▶ _Direction_:
Give the lines of the material verbatim, from the first line to the line with "const innerH = height", including both.
#####
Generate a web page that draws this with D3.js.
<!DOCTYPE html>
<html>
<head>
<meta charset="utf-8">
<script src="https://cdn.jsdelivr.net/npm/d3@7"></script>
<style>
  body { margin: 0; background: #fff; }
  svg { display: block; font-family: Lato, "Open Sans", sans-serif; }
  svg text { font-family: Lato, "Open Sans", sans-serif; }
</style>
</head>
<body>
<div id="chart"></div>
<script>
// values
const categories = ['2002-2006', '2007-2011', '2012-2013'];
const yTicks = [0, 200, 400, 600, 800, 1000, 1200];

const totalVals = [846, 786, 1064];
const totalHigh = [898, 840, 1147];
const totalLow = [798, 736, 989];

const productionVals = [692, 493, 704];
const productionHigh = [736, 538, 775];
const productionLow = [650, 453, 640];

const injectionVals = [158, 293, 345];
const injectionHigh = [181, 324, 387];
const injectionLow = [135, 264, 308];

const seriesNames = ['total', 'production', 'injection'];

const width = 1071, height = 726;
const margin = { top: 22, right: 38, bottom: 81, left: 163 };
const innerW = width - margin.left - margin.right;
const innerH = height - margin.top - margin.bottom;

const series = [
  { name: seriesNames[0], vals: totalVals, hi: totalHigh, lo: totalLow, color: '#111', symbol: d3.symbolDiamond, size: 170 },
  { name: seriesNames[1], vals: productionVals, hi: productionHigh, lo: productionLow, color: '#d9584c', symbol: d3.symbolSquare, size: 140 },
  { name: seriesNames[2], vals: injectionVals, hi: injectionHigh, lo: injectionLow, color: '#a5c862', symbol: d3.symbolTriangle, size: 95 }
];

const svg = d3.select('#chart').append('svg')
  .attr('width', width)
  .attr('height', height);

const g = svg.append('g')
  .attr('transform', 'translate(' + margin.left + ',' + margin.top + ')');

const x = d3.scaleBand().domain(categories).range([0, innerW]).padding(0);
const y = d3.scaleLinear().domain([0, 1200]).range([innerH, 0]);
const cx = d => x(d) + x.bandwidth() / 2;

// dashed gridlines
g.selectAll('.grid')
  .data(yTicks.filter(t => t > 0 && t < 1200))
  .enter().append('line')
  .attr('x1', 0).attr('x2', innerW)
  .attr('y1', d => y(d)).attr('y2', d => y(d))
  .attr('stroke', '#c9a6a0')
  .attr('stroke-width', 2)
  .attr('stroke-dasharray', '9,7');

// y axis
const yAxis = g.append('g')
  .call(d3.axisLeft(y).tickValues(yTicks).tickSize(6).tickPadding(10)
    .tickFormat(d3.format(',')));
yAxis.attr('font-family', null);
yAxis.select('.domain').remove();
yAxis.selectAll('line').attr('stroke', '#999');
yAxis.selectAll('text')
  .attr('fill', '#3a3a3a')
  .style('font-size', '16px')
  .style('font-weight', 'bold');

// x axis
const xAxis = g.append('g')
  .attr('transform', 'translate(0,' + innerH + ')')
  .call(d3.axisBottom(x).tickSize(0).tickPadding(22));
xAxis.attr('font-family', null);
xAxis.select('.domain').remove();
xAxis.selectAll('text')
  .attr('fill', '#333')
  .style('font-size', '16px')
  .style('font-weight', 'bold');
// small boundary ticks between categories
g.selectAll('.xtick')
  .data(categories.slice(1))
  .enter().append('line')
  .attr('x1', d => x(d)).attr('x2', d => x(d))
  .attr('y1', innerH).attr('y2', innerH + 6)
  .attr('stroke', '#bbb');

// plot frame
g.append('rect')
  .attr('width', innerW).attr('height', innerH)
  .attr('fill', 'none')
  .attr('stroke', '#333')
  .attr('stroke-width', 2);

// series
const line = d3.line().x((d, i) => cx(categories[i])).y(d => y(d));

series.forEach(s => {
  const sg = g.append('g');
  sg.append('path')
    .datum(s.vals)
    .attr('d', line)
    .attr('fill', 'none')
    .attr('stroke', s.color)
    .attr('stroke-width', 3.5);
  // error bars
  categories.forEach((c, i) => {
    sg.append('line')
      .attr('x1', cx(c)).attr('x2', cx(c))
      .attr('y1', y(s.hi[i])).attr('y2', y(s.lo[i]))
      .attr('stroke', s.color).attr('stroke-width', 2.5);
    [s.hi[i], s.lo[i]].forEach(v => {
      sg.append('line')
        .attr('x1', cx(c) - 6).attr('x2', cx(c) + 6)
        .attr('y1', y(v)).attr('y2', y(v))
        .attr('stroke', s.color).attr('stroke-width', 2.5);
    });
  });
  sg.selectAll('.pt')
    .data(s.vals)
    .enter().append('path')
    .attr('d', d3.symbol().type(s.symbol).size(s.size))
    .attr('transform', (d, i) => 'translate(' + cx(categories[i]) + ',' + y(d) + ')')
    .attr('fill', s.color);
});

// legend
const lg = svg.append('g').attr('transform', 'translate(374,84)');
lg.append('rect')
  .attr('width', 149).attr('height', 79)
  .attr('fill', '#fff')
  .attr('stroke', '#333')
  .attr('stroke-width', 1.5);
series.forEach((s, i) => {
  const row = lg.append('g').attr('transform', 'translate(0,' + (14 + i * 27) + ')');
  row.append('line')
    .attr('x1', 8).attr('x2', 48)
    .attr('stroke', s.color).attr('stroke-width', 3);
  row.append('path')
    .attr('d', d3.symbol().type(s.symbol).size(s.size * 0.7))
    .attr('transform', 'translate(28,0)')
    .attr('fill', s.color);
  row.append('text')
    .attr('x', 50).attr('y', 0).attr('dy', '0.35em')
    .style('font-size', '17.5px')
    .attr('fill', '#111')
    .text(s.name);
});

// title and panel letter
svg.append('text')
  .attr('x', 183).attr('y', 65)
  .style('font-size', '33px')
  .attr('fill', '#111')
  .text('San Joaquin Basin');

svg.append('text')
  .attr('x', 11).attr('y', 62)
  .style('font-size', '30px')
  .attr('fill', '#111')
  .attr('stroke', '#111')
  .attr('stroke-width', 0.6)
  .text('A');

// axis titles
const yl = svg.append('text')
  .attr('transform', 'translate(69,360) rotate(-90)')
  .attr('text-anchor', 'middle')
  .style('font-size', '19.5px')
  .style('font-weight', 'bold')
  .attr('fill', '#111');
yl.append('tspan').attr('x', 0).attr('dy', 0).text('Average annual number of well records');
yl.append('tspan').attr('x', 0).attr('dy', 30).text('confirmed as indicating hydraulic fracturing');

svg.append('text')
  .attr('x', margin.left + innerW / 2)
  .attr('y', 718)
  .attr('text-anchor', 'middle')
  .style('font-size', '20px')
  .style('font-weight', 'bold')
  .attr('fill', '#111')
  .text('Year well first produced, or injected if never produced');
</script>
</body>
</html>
#####
▶ _Output of the exercise_:
Generate a web page that draws this with D3.js.
<!DOCTYPE html>
<html>
<head>
<meta charset="utf-8">
<script src="https://cdn.jsdelivr.net/npm/d3@7"></script>
<style>
  body { margin: 0; background: #fff; }
  svg { display: block; font-family: Lato, "Open Sans", sans-serif; }
  svg text { font-family: Lato, "Open Sans", sans-serif; }
</style>
</head>
<body>
<div id="chart"></div>
<script>
// values
const categories = ['2002-2006', '2007-2011', '2012-2013'];
const yTicks = [0, 200, 400, 600, 800, 1000, 1200];

const totalVals = [846, 786, 1064];
const totalHigh = [898, 840, 1147];
const totalLow = [798, 736, 989];

const productionVals = [692, 493, 704];
const productionHigh = [736, 538, 775];
const productionLow = [650, 453, 640];

const injectionVals = [158, 293, 345];
const injectionHigh = [181, 324, 387];
const injectionLow = [135, 264, 308];

const seriesNames = ['total', 'production', 'injection'];

const width = 1071, height = 726;
const margin = { top: 22, right: 38, bottom: 81, left: 163 };
const innerW = width - margin.left - margin.right;
const innerH = height - margin.top - margin.bottom;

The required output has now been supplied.